Cuban Dry Forests
Bioregion: Caribbean Islands (NT26)
Realm: Central America
Ecoregion Size (1000 ha):
States: Cuba, Cayman Islands
The little goblin bat is an endemic mammal of the Cuban Dry Forests ecoregion. This little bat is an insectivore with highly developed echolocation ability which it uses to catch months and other nocturnal bugs in mid-air. The little goblin is a free-tailed bat and spends its days sleeping under the leaves of palm trees and even occasionally inside man-made structures where it can find a quite dark spot. At night it gleans and catches insects as they flit about the canopy and over the Cuban dry forests. The little goblin bat’s importance in regulating insect populations and therefore control crop pests and nuisance to people is often underestimated.
Originally the dry forests of Cuba accounted for most of the island’s vegetation (more than 50%), particularly on the plains, hills, and mountains of the interior, from sea level to an elevation of about 700 m, as well as in some coastal zones. Average annual precipitation in these forests is varied but generally ranges from 1,000–2,000 mm. Average annual temperature is about 25°C.
The appearance of the dry forests in this ecoregion is due to both climate and geological factors, since many of them are located on soils that are toxic, shallow, and have little ability to retain water. The vegetation is predominately evergreen forests that are classified according to specific leaf length as mesophilous (13–26 cm) or microphyllous (1–6 cm). The mesophilous forests include aguacatillo, ocuje, jocuma, and macurije trees. The microphyllous forests, largely coastal, notably composed of pucte, holywood, ironwood, wild tamarind, and chaca trees among others.
Another type of dry forest is the vegetation known as mogote, which consists of a complex of plant formations with semideciduous and evergreen forests. These forests occur in mountain areas and have a discontinuous story of trees 5-10 m high. There are multiple types of dry forest, some of them with a high level of endemism and distinctive species.

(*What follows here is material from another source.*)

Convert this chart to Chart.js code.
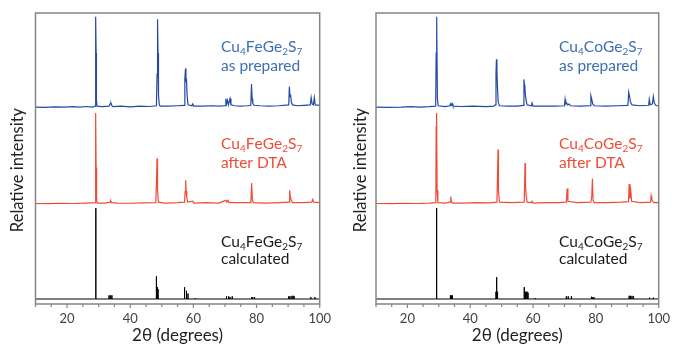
<!DOCTYPE html>
<html>
<head>
<meta charset="utf-8">
<script src="https://cdn.jsdelivr.net/npm/chart.js@4"></script>
<style>
  body { margin: 0; background: #fff; width: 677px; height: 345px; position: relative; overflow: hidden; }
  canvas { position: absolute; top: 0; }
</style>
</head>
<body>
<canvas id="feChart" width="338" height="345" style="left:0"></canvas>
<canvas id="coChart" width="339" height="345" style="left:338px"></canvas>
<script>
// XRD patterns: [2theta, relative intensity]
const feAsPrepared = [[10,0.5],[13,0.3],[16,0.8],[19,0.4],[22,1],[24,0.5],[26,1.2],[28,0.6],[28.9,1.5],[29.0,22],[29.1,100],[29.2,60],[29.3,8],[29.5,1.5],[31,1],[33.3,1.5],[33.6,4],[33.9,5],[34.2,2],[34.6,1],[37,1.5],[40,0.8],[43,1.5],[46,1.2],[48.3,2],[48.5,37],[48.65,97],[48.8,60],[48.95,14],[49.2,3],[49.5,1.5],[52,1.5],[55,2],[57.1,2.5],[57.3,31],[57.5,43],[57.65,28],[57.8,32],[58.0,14],[58.3,3],[59.5,2],[59.8,4],[60.1,1.5],[63,1.5],[66,2],[68,1.5],[70.1,2],[70.3,10],[70.5,4],[70.8,8],[71.1,3],[71.6,10],[71.9,3],[73,2],[75,1.5],[77,2],[78.2,2.5],[78.4,26],[78.6,10],[78.8,5],[79.2,2.5],[81,2],[84,1.5],[87,2],[90.2,3],[90.4,23],[90.6,12],[90.8,14],[91.0,6],[91.4,3],[93,2],[95,2.5],[97.0,3],[97.3,11],[97.6,4],[98.0,3],[98.3,11],[98.6,3],[100,2.5]];
const feAfterDTA = [[10,0.5],[14,0.3],[18,0.8],[22,0.5],[26,1],[28.9,1.5],[29.0,76],[29.1,100],[29.2,40],[29.35,3],[29.6,1],[32,1],[33.6,2],[33.8,3.5],[34.1,1.5],[36,1],[40,0.8],[44,1.2],[48.1,1.5],[48.3,23],[48.5,50],[48.65,16],[48.9,2],[51,1],[55,1.5],[57.2,2],[57.4,14],[57.55,26],[57.7,14],[57.9,7],[58.2,2],[59.8,3],[60.1,1],[64,1.5],[68,1],[70.3,4],[70.6,2],[71.0,4],[71.3,1.5],[74,1.5],[78.2,1.5],[78.45,23],[78.7,4],[79.0,1.5],[83,1],[87,1.5],[90.3,2],[90.5,15],[90.7,8],[91.0,4],[91.4,1.5],[95,1.5],[97.5,2],[97.8,5],[98.1,2],[100,1.5]];
const feCalcPos = [29.05,29.15,33.3,33.6,33.9,34.2,48.2,48.35,48.6,48.8,57.1,57.3,57.7,57.9,58.3,60.6,70.5,71.2,71.6,72.3,78.5,78.8,79.2,79.5,90.2,90.6,91.2,91.6,91.9,97.2,98.5];
const feCalcInt = [100,50,4,4,4,4,25,13,13,11,13,11,9,8,6,1,3,3,2,3,2,2,2,2,3,3,3.5,3.5,3,2,2];

const coAsPrepared = [[10,0.5],[14,0.3],[18,0.5],[21,1],[24,0.5],[27,1],[29.0,1.5],[29.15,60],[29.25,100],[29.4,95],[29.55,10],[29.8,2],[32,1],[33.5,2],[33.7,4],[33.9,2.5],[34.2,4.5],[34.5,1.5],[37,1.2],[41,1.5],[45,1],[47.5,1.5],[48.0,3],[48.2,38],[48.35,53],[48.5,40],[48.65,24],[48.9,6],[49.3,2],[52,1.5],[55,1.5],[56.9,2.5],[57.1,31],[57.25,25],[57.4,22],[57.6,13],[57.8,8],[58.1,3],[59.5,2],[59.7,5],[60.0,1.5],[63,1.5],[67,1.5],[70.0,2],[70.2,9],[70.4,4],[70.7,5],[71.0,3],[71.5,4],[71.9,2],[75,1.5],[78.2,2],[78.4,13],[78.7,9],[79.0,4],[79.5,2],[83,1.5],[87,2],[90.2,2.5],[90.45,17],[90.7,13],[91.0,6],[91.5,3],[94,2],[96.8,2.5],[97.0,9],[97.3,3],[98.0,4],[98.3,12],[98.6,5],[99.2,2],[100,2]];
const coAfterDTA = [[10,0.5],[15,0.3],[19,0.8],[23,0.5],[27,1],[29.05,1.5],[29.15,85],[29.3,100],[29.45,15],[29.7,1.5],[32,1],[33.6,2],[33.8,8],[34.0,3],[34.4,1],[38,1],[42,1.5],[46,1.2],[48.5,2],[48.7,34],[48.85,60],[49.0,14],[49.3,2],[53,1.5],[57.2,2],[57.45,45],[57.6,20],[57.8,10],[58.1,2],[59.5,1.5],[59.7,3],[60.0,1],[64,1.5],[68,1.5],[70.6,2],[70.85,17],[71.1,3],[74,1.5],[78.4,2],[78.7,9],[78.9,28],[79.1,4],[79.5,1.5],[84,1.5],[88,2],[90.4,2.5],[90.6,22],[90.8,6],[91.1,15],[91.4,3],[94,1.5],[97.4,2],[97.6,9],[97.8,5],[98.1,3],[98.5,1.5],[100,1.5]];
const coCalcPos = [29.25,29.35,33.7,34.0,34.3,48.2,48.3,48.5,48.7,57.2,57.5,57.8,58.1,58.4,60.7,70.6,71.2,72.2,78.6,79.0,79.4,90.6,91.0,91.5,92.0,97.1,98.3];
const coCalcInt = [100,8,4,4,4,8,24,13,8,13,8,8,8,7,1,3,3,3,2.5,2,2,3.5,3.5,3.5,3,1.5,1.5];

const compounds = ['Cu4FeGe2S7', 'Cu4CoGe2S7'];
const conditions = ['as prepared', 'after DTA', 'calculated'];
const xTickLabels = [20, 40, 60, 80, 100];

const lineColors = ['#2349a3', '#f04b36', '#000000'];
const textColors = ['#3a6fb7', '#f04b36', '#1a1a1a'];
const offsets = [216, 110, 5.5];   // vertical stacking of the three patterns
const labelY = [[47, 66], [144, 163], [242, 259]];

function traceData(points, offset) {
    return points.map(p => ({ x: p[0], y: p[1] + offset }));
}

function stickData(pos, ints, offset) {
    const d = [{ x: 10, y: offset }];
    pos.forEach((p, i) => {
        d.push({ x: p, y: offset }, { x: p, y: ints[i] + offset }, { x: p, y: offset });
    });
    d.push({ x: 100, y: offset });
    return d;
}

// draws a formula with the digits as subscripts
function drawFormula(ctx, text, x, y) {
    let cx = x;
    for (const ch of text) {
        const sub = /[0-9]/.test(ch);
        ctx.font = sub ? '10px Lato' : '15.5px Lato';
        ctx.fillText(ch, cx, sub ? y + 4.5 : y);
        cx += ctx.measureText(ch).width;
    }
}

const decor = {
    id: 'decor',
    afterDraw(chart, args, opts) {
        const ctx = chart.ctx;
        const area = chart.chartArea;
        const xs = chart.scales.x;
        ctx.save();
        ctx.strokeStyle = '#858585';
        ctx.lineWidth = 1.5;
        ctx.strokeRect(area.left, area.top, area.right - area.left, area.bottom - area.top);
        ctx.lineWidth = 1.2;
        xs.ticks.forEach(t => {
            const px = xs.getPixelForValue(t.value);
            const len = xTickLabels.includes(t.value) ? 4 : 3;
            ctx.beginPath();
            ctx.moveTo(px, area.bottom);
            ctx.lineTo(px, area.bottom + len);
            ctx.stroke();
        });
        ctx.fillStyle = '#222';
        ctx.font = '17px Lato';
        ctx.textAlign = 'center';
        ctx.textBaseline = 'middle';
        // x title
        ctx.fillText('2θ (degrees)', (area.left + area.right) / 2, 336);
        // y title
        ctx.font = '16.5px Lato';
        ctx.translate(opts.yTitleX, 170);
        ctx.rotate(-Math.PI / 2);
        ctx.fillText('Relative intensity', 0, 0);
        ctx.restore();

        ctx.save();
        ctx.textAlign = 'left';
        ctx.textBaseline = 'middle';
        conditions.forEach((c, i) => {
            ctx.fillStyle = textColors[i];
            drawFormula(ctx, opts.compound, opts.labelX, labelY[i][0]);
            ctx.font = '15.5px Lato';
            ctx.fillText(c, opts.labelX, labelY[i][1]);
        });
        ctx.restore();
    }
};

function makeChart(id, traces, sticks, compound, padLeft, padRight, yTitleX) {
    const datasets = traces.map((t, i) => ({
        data: traceData(t, offsets[i]),
        borderColor: lineColors[i],
        borderWidth: 1.2,
        pointRadius: 0,
        tension: 0
    }));
    datasets.push({
        data: stickData(sticks[0], sticks[1], offsets[2]),
        borderColor: lineColors[2],
        borderWidth: 1,
        pointRadius: 0,
        tension: 0
    });
    return new Chart(document.getElementById(id), {
        type: 'line',
        data: { datasets: datasets },
        options: {
            responsive: false,
            animation: false,
            layout: { padding: { left: padLeft, right: padRight, top: 13, bottom: 0 } },
            plugins: {
                legend: { display: false },
                tooltip: { enabled: false },
                decor: { compound: compound, labelX: 221, yTitleX: yTitleX }
            },
            scales: {
                x: {
                    type: 'linear',
                    min: 10,
                    max: 100,
                    grid: { display: false, drawTicks: false },
                    border: { display: false },
                    ticks: {
                        stepSize: 5,
                        autoSkip: false,
                        maxRotation: 0,
                        padding: 7,
                        color: '#404040',
                        font: { family: 'Lato', size: 13 },
                        callback: v => xTickLabels.includes(v) ? v : ''
                    },
                    afterFit: s => { s.height = 41; }
                },
                y: { display: false, min: 0, max: 320 }
            }
        },
        plugins: [decor]
    });
}

makeChart('feChart', [feAsPrepared, feAfterDTA], [feCalcPos, feCalcInt], compounds[0], 35.5, 10, 18);
makeChart('coChart', [coAsPrepared, coAfterDTA], [coCalcPos, coCalcInt], compounds[1], 38, 8, 23);
</script>
</body>
</html>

The Cuban Dry Forests ecoregion contains 141 bird species, 11 of them endemic to the island, and some of which are endangered, for example the blue-headed quail dove. In addition, it is an important region for migratory birds. There are 30 species of reptile, one of them locally endemic, as well as stable populations of iguanas. The endangered Eleutherodactylus guanahacabibes is an endemic species of frog to the region. Other species of interest include the bee hummingbird—the smallest bird in the world—Cuban toddy, Gervais’s funnel-eared bat, and the aforementioned little goblin bat.
Despite that the Cuban dry forests once accounted for 50% of the island’s vegetation, currently more than 90% have been degraded or converted into savannas. Current main threats to the ecoregion include felling of trees and selective forestry operations, the production of charcoal, frequent burning, and slash and burn agriculture.
The degree of habitat fragmentation is severe, with connectivity between fragments with natural vegetation. Protected areas include Guanahacabibes Peninsula Biosphere Reserve, the El Veral Natural Reserve, the Sierra del Rosario Biosphere Reserve, the Mil Cumbres Integrated Management Area, the Viñales National Park for mogotes vegetation, the Southern National Park on the Isla de la Juventud, the Buenavista Biosphere Reserve, the Escambray Integrated Management Area, and the Gran Parque Sierra Maestra Integrated Management Area. Although there are quite a few protected areas, the status of the ecoregion is less optimistic as dry forests ecosystems are very sensitive to disturbance.
The priority conservation actions for the next decade are to: 1) facilitate biological corridors and habitat connectivity between remaining habitat fragments and protected areas; 2) initiate sustainable forest material extraction management; and 3) encourage natural resource based agricultural practices.
1. D’Ambrosio, U. 2018. Island of Cuba in the Caribbean https://www.worldwildlife.org/ecoregions/nt0213 Accessed October 4, 2018.
2. Dinerstein, E., D. M. Olson, D. L. Graham, A. L. Webster, S. A. Primm, M. P. Bookbinder, and G. Ledec. 1995. A conservation assessment of the terrestrial ecoregions of Latin America and the Caribbean. DC.: WWF and The World Bank.
3. Bisse, J. 1988. Árboles de Cuba. Editorial Científico-Técnica, Ciudad de la Habana, Cuba.